A Noisy Problem With Susan Cain’s Quietness
It is March 2012 and I am in London listening to Susan Cain, who is a phenomenon in the world of current ideas. How influential is she? Well, in the one second it has taken you to read that sentence approximately thirty-two people have viewed her standout talk at TED. And a further 451 have viewed it on YouTube – in the last hour. Her book ‘Quiet’ – ‘The Power Of Introverts In A World That Can’t Stop Talking’ – sits in the New York Times Top Five – and her piece in the New York Times attracted an astonishing 241 comments alone.
The Introverts Manifesto
For someone who advocates the world of solitude, quiet and introversion – Susan Cain is big news and creating a lot of noise. At her recent talk at The RSA – she demonstrated why. She has a sparked a fascinating debate around her premise that the world needs more introversion – and less extroversion. More thinking – less talking. We need to spend more time in the chill out room – and less in the noisy bar. It’s proven a simple but wildly popular idea that attracts debate from all sides. In a slight paradox, whilst she promotes an introverted renaissance, she presents as a witty, cool, articulate and confident New York lawyer. Which is no surprise, as that is what she was. Not exactly the shy introvert. Or is that because she has just ‘pretended to be an extrovert’ – as she tells it. The audience at The RSA loved her championing of the thoughtful, the reflective, the introvert. And why not? After all – surely the best ideas are always those of the quiet person at the back of the room. Right? And in our modern noisy cluttered world – what good can conversation do? And as for those dreadful team meetings – surely that’s a problem of extroverts. Right? Or is it, as is often the case, when you look at things a little deeper – and have a quiet moment to think about, is it a bit more complicated?

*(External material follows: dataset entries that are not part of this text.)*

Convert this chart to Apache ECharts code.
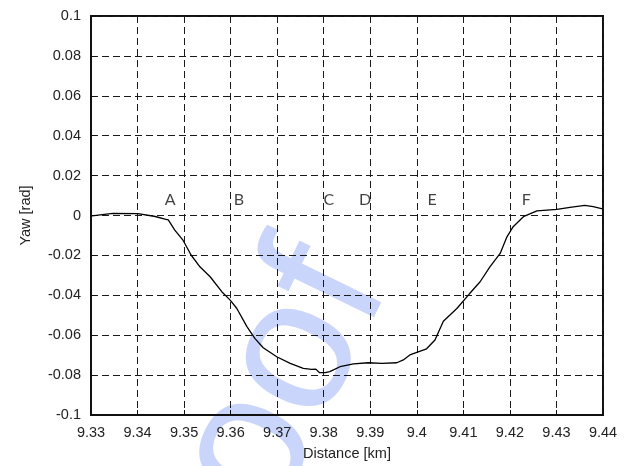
<!DOCTYPE html>
<html>
<head>
<meta charset="utf-8">
<script src="https://cdn.jsdelivr.net/npm/echarts@6/dist/echarts.min.js"></script>
<style>
  html, body { margin: 0; padding: 0; background: #fff; }
  #chart { width: 632px; height: 466px; }
</style>
</head>
<body>
<div id="chart"></div>
<script>
// Yaw angle along the route, distance in km
const distanceKm = [
  9.3302, 9.3347, 9.3401, 9.3438, 9.3459, 9.3466, 9.3480, 9.3498, 9.3515, 9.3534,
  9.3556, 9.3581, 9.3599, 9.3613, 9.3635, 9.3652, 9.3670, 9.3699, 9.3728, 9.3756,
  9.3774, 9.3783, 9.3791, 9.3803, 9.3813, 9.3835, 9.3864, 9.3896, 9.3925, 9.3957,
  9.3971, 9.3985, 9.4021, 9.4039, 9.4057, 9.4086, 9.4114, 9.4136, 9.4157, 9.4179,
  9.4193, 9.4207, 9.4229, 9.4258, 9.4301, 9.4329, 9.4361, 9.4379, 9.4399
];
const yawRad = [
  -0.0002, 0.0011, 0.0009, -0.0005, -0.0018, -0.0022, -0.0073, -0.0125, -0.0198, -0.0257,
  -0.0307, -0.0382, -0.0424, -0.0465, -0.0557, -0.0616, -0.0663, -0.0708, -0.0741, -0.0766,
  -0.0771, -0.0770, -0.0788, -0.0788, -0.0783, -0.0758, -0.0744, -0.0738, -0.0741, -0.0738,
  -0.0724, -0.0699, -0.0668, -0.0624, -0.0530, -0.0466, -0.0390, -0.0332, -0.0257, -0.0190,
  -0.0110, -0.0056, -0.0006, 0.0023, 0.0031, 0.0041, 0.0051, 0.0044, 0.0033
];

// Section markers A–F
const sectionNames = ['A', 'B', 'C', 'D', 'E', 'F'];
const sectionKm = [9.3470, 9.3618, 9.3811, 9.3889, 9.4033, 9.4235];
const sectionYaw = [0.0078, 0.0078, 0.0078, 0.0078, 0.0078, 0.0078];

// Tick labels
const xTickLabels = ['9.33', '9.34', '9.35', '9.36', '9.37', '9.38', '9.39', '9.4', '9.41', '9.42', '9.43', '9.44'];
const xTickValues = [9.33, 9.34, 9.35, 9.36, 9.37, 9.38, 9.39, 9.40, 9.41, 9.42, 9.43, 9.44];
const yTickLabels = ['-0.1', '-0.08', '-0.06', '-0.04', '-0.02', '0', '0.02', '0.04', '0.06', '0.08', '0.1'];
const yTickValues = [-0.1, -0.08, -0.06, -0.04, -0.02, 0, 0.02, 0.04, 0.06, 0.08, 0.1];

function nearestLabel(values, labels, v) {
  let best = 0;
  for (let i = 1; i < values.length; i++) {
    if (Math.abs(values[i] - v) < Math.abs(values[best] - v)) best = i;
  }
  return labels[best];
}

const FONT = '"Liberation Sans", Arial, Helvetica, sans-serif';
const gridDash = { color: '#1a1a1a', width: 1, type: [7, 4] };

const chart = echarts.init(document.getElementById('chart'), null, { renderer: 'canvas' });

chart.setOption({
  backgroundColor: '#ffffff',
  animation: false,
  graphic: [{
    type: 'text',
    z: -10,
    x: 243,
    y: 466,
    rotation: 64 * Math.PI / 180,
    style: {
      text: 'Proof',
      font: '190px ' + FONT,
      fill: '#c9d5fa',
      textAlign: 'center',
      textVerticalAlign: 'middle'
    }
  }],
  grid: {
    left: 91, top: 16, width: 512, height: 399,
    show: true, borderColor: '#111', borderWidth: 2, backgroundColor: 'transparent'
  },
  xAxis: {
    type: 'value',
    min: 9.33, max: 9.44, interval: 0.01,
    name: 'Distance [km]',
    nameLocation: 'middle',
    nameGap: 31,
    nameTextStyle: { fontFamily: FONT, fontSize: 14.5, color: '#222' },
    axisLine: { show: true, onZero: false, lineStyle: { color: '#111', width: 2 } },
    axisTick: { show: true, inside: true, length: 5, lineStyle: { color: '#111' } },
    axisLabel: {
      margin: 10, fontFamily: FONT, fontSize: 14.5, color: '#222',
      formatter: v => nearestLabel(xTickValues, xTickLabels, v)
    },
    splitLine: { show: true, lineStyle: gridDash }
  },
  yAxis: {
    type: 'value',
    min: -0.1, max: 0.1, interval: 0.02,
    name: 'Yaw [rad]',
    nameLocation: 'middle',
    nameGap: 58,
    nameTextStyle: { fontFamily: FONT, fontSize: 14.5, color: '#222' },
    axisLine: { show: true, lineStyle: { color: '#111', width: 2 } },
    axisTick: { show: true, inside: true, length: 5, lineStyle: { color: '#111' } },
    axisLabel: {
      margin: 10, fontFamily: FONT, fontSize: 14.5, color: '#222',
      formatter: v => nearestLabel(yTickValues, yTickLabels, v)
    },
    splitLine: { show: true, lineStyle: gridDash }
  },
  series: [
    {
      type: 'line',
      data: distanceKm.map((d, i) => [d, yawRad[i]]),
      showSymbol: false,
      symbol: 'none',
      lineStyle: { color: '#000', width: 1.3 },
      z: 5
    },
    {
      type: 'scatter',
      data: sectionNames.map((n, i) => ({ name: n, value: [sectionKm[i], sectionYaw[i]] })),
      symbolSize: 0,
      label: {
        show: true,
        position: 'inside',
        formatter: p => p.name,
        fontFamily: 'Lato, "Open Sans", sans-serif',
        fontSize: 16,
        color: '#111'
      },
      z: 6
    }
  ]
});
</script>
</body>
</html>
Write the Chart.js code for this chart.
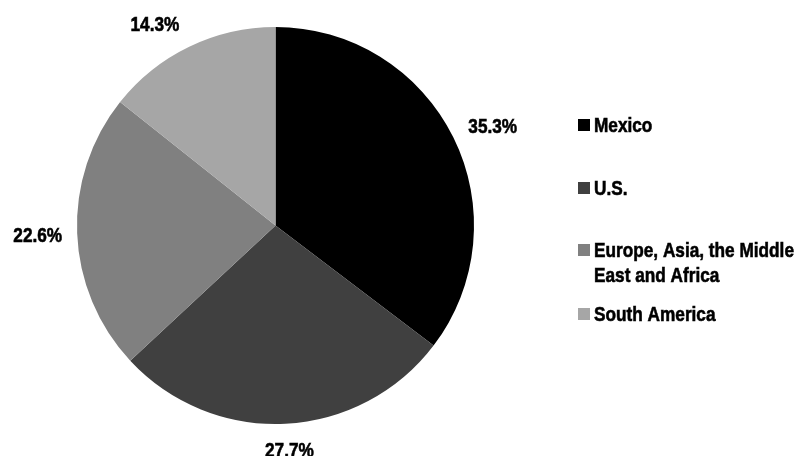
<!DOCTYPE html>
<html>
<head>
<meta charset="utf-8">
<script src="https://cdn.jsdelivr.net/npm/chart.js@4"></script>
<style>
  html, body { margin: 0; padding: 0; background: #fff; }
  #wrap { width: 797px; height: 456px; }
</style>
</head>
<body>
<div id="wrap"><canvas id="myChart" width="797" height="456"></canvas></div>
<script>
const regions = ['Mexico', 'U.S.', 'Europe, Asia, the Middle East and Africa', 'South America'];
const legendLines = [['Mexico'], ['U.S.'], ['Europe, Asia, the Middle', 'East and Africa'], ['South America']];
const shares = [35.3, 27.7, 22.6, 14.3];
const sliceColors = ['#000000', '#404040', '#808080', '#a6a6a6'];

const labelFont = "bold 21px 'Liberation Sans', Arial, sans-serif";
const narrow = 0.82; // squeeze Arial-style glyphs into a narrow face

function narrowText(ctx, txt, x, y) {
    ctx.save();
    ctx.translate(x, y + 1.5);
    ctx.scale(narrow, 1);
    ctx.fillStyle = '#000';
    ctx.strokeStyle = '#000';
    ctx.lineWidth = 0.6;
    ctx.fillText(txt, 0, 0);
    ctx.strokeText(txt, 0, 0);
    ctx.restore();
}

// percent labels sitting just outside each slice
const outsideLabels = {
    id: 'outsideLabels',
    afterDatasetsDraw(chart) {
        const ctx = chart.ctx;
        const meta = chart.getDatasetMeta(0);
        ctx.save();
        ctx.font = labelFont;
        ctx.textAlign = 'center';
        ctx.textBaseline = 'middle';
        meta.data.forEach((arc, i) => {
            const p = arc.getProps(['x', 'y', 'startAngle', 'endAngle', 'outerRadius'], true);
            const mid = (p.startAngle + p.endAngle) / 2;
            const txt = shares[i].toFixed(1) + '%';
            const w = ctx.measureText(txt).width * narrow;
            const c = Math.cos(mid), s = Math.sin(mid);
            // push sideways by half the text width, fading out near the vertical
            const sx = Math.sign(c) * Math.min(1, Math.abs(c) / 0.5) * (w / 2 + 15);
            const x = p.x + c * p.outerRadius + sx;
            const y = p.y + s * (p.outerRadius + 26);
            narrowText(ctx, txt, x, y);
        });
        ctx.restore();
    }
};

// legend on the right, with wrapped names
const sideLegend = {
    id: 'sideLegend',
    afterDraw(chart) {
        const ctx = chart.ctx;
        const rows = [125, 188, 250, 314];
        ctx.save();
        ctx.font = labelFont;
        ctx.textAlign = 'left';
        ctx.textBaseline = 'middle';
        legendLines.forEach((lines, i) => {
            ctx.fillStyle = sliceColors[i];
            ctx.fillRect(578, rows[i] - 6, 12, 12);
            lines.forEach((line, j) => {
                narrowText(ctx, line, 594, rows[i] + j * 25);
            });
        });
        ctx.restore();
    }
};

const data = {
    labels: regions,
    datasets: [{
        data: shares,
        backgroundColor: sliceColors,
        borderWidth: 0
    }]
};

const config = {
    type: 'pie',
    data: data,
    options: {
        responsive: false,
        animation: false,
        layout: {
            padding: { left: 77, right: 323, top: 27, bottom: 32 }
        },
        plugins: {
            legend: { display: false },
            tooltip: { enabled: false }
        }
    },
    plugins: [outsideLabels, sideLegend]
};

const myChart = new Chart(document.getElementById('myChart'), config);
</script>
</body>
</html>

In her book, articles and within her website – Cain proposes in her Manifesto that we need more introversion, on the basis that thinking alone is smarter and more effective. “There’s a word for “people who are in their heads too much”: thinkers.” Maybe she has a point. But she goes on to propose that the best ideas come from solitude and isolation. “Our culture rightly admires risk-takers, but we need our “heed-takers” more than ever.” – and; “Solitude is a catalyst for innovation.” As somebody who advocates collaborations, alliances and partnerships – and whilst I love her style and the debate – I am never going to agree.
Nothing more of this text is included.